I’m sure there are other possibilities…but I can vouch for the two above.

Our team also ran into this issue a few times. First make sure you are processing in the lower res mode(there are two modes that you can run, lower should be default however) because when we used the high res mode we got a lot of oscillation. Also like others have said before make sure your PID is tuned( we didn’t use a PID we used the same scaling example linked above, it’s basically a PID with only P, I and D don’t really work well and aren’t needed) . Thirdly this could be an issue with multiple targets so you can change the way you look at targets and give your operator the ability to switch between them(worked pretty well 4 our team). Some other sources of errors could be a poorly tuned pipeline(this was our main problem) so your robot wouldn’t always be detecting the target when you are moving and swapping between 0 and a targeting command, if you want to try my teams settings I’d be happy to provide them(only thing you might need to change is min area/ fullness). Other than this I can’t think of any other errors of the top of my head.

As others have recommended, it sounds like an issue with your P-gain perhaps being too high. Try reducing it and maybe increasing your d-gain out to smoothen out your robots turn as it gets to it’s set-point. Also, if you haven’t already, make sure you have a slight tolerance (1 or 2 degrees) for your set-point, so that it has a couple of degrees range it can end up in, rather than one specific point.

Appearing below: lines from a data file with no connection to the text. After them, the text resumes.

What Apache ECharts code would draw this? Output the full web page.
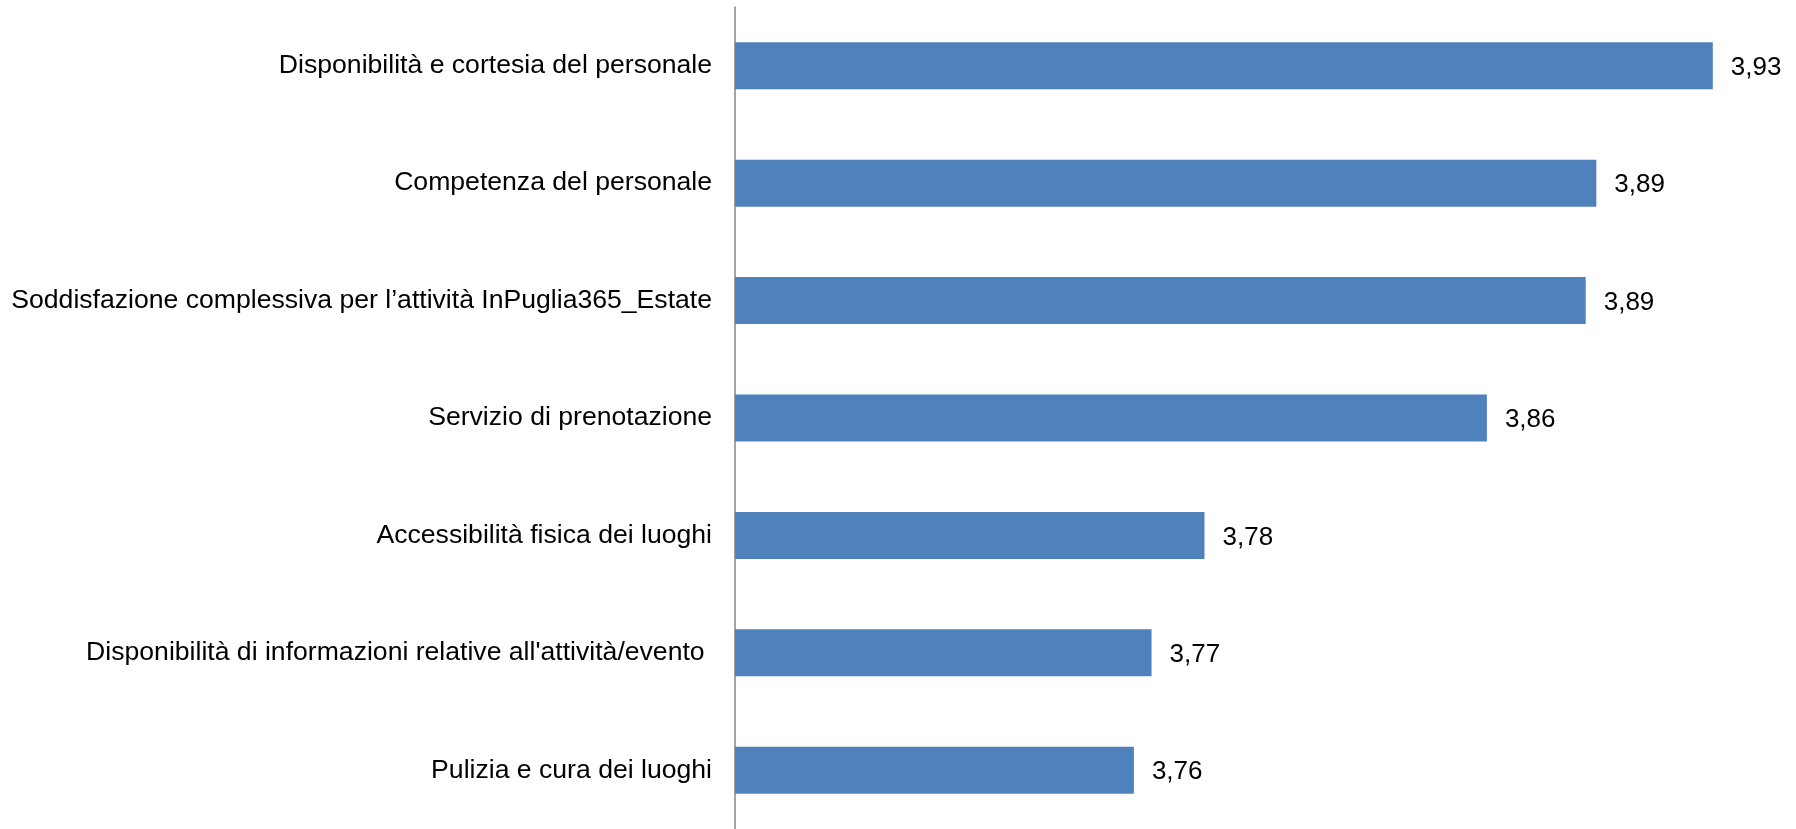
<!DOCTYPE html>
<html>
<head>
<meta charset="utf-8">
<script src="https://cdn.jsdelivr.net/npm/echarts@6/dist/echarts.min.js"></script>
<style>
html,body{margin:0;padding:0;background:#fff;}
#chart{width:1796px;height:829px;}
</style>
</head>
<body>
<div id="chart"></div>
<script>
const categories = [
  "Disponibilità e cortesia del personale",
  "Competenza del personale",
  "Soddisfazione complessiva per l\u2019attività InPuglia365_Estate",
  "Servizio di prenotazione",
  "Accessibilità fisica dei luoghi",
  "Disponibilità di informazioni relative all'attività/evento ",
  "Pulizia e cura dei luoghi"
];
const values = [3.927, 3.894, 3.891, 3.863, 3.783, 3.768, 3.763];
const axisMin = 3.65;
const axisMax = 3.95;

const chart = echarts.init(document.getElementById('chart'), null, {renderer: 'canvas'});
chart.setOption({
  animation: false,
  backgroundColor: '#ffffff',
  grid: {left: 735, right: 2, top: 7, bottom: -2, containLabel: false},
  xAxis: {
    type: 'value', min: axisMin, max: axisMax,
    show: false
  },
  yAxis: {
    type: 'category', data: categories, inverse: true,
    axisLine: {show: true, lineStyle: {color: '#868686', width: 1.5}},
    axisTick: {show: false},
    axisLabel: {
      color: '#000', fontFamily: 'Liberation Sans, Arial, sans-serif',
      fontSize: 26.6, margin: 23, padding: [2, 0, 0, 0]
    },
    splitLine: {show: false}
  },
  series: [{
    type: 'bar',
    data: values,
    barWidth: '40%',
    itemStyle: {color: '#4F81BD'},
    label: {
      show: true, position: 'right', distance: 18, offset: [0, 2],
      color: '#000', fontFamily: 'Liberation Sans, Arial, sans-serif', fontSize: 26,
      formatter: p => p.value.toFixed(2).replace('.', ',')
    }
  }]
});
</script>
</body>
</html>
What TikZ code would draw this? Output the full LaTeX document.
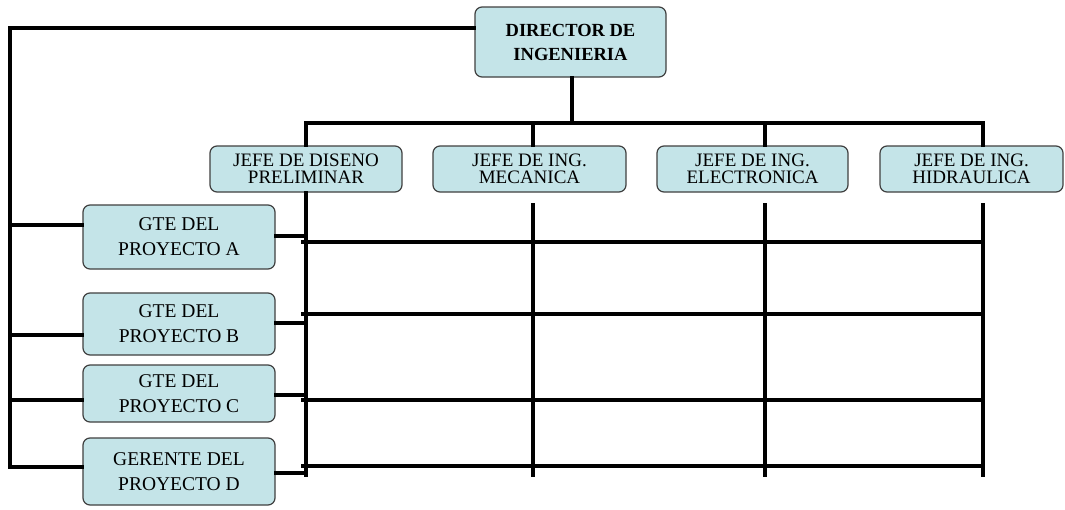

I think you are running into a typical “pitfall”. You probably tuned your P value for turning while the robot is sitting still, then you added the ‘drive forward’ part of the code and suddenly your robot is oscillating. The problem is your robot turns a lot more easily when driving forward so in this situation your turning constant is too high. So turn down your turning constant a bit. Just keep working with it, I think you’re almost there.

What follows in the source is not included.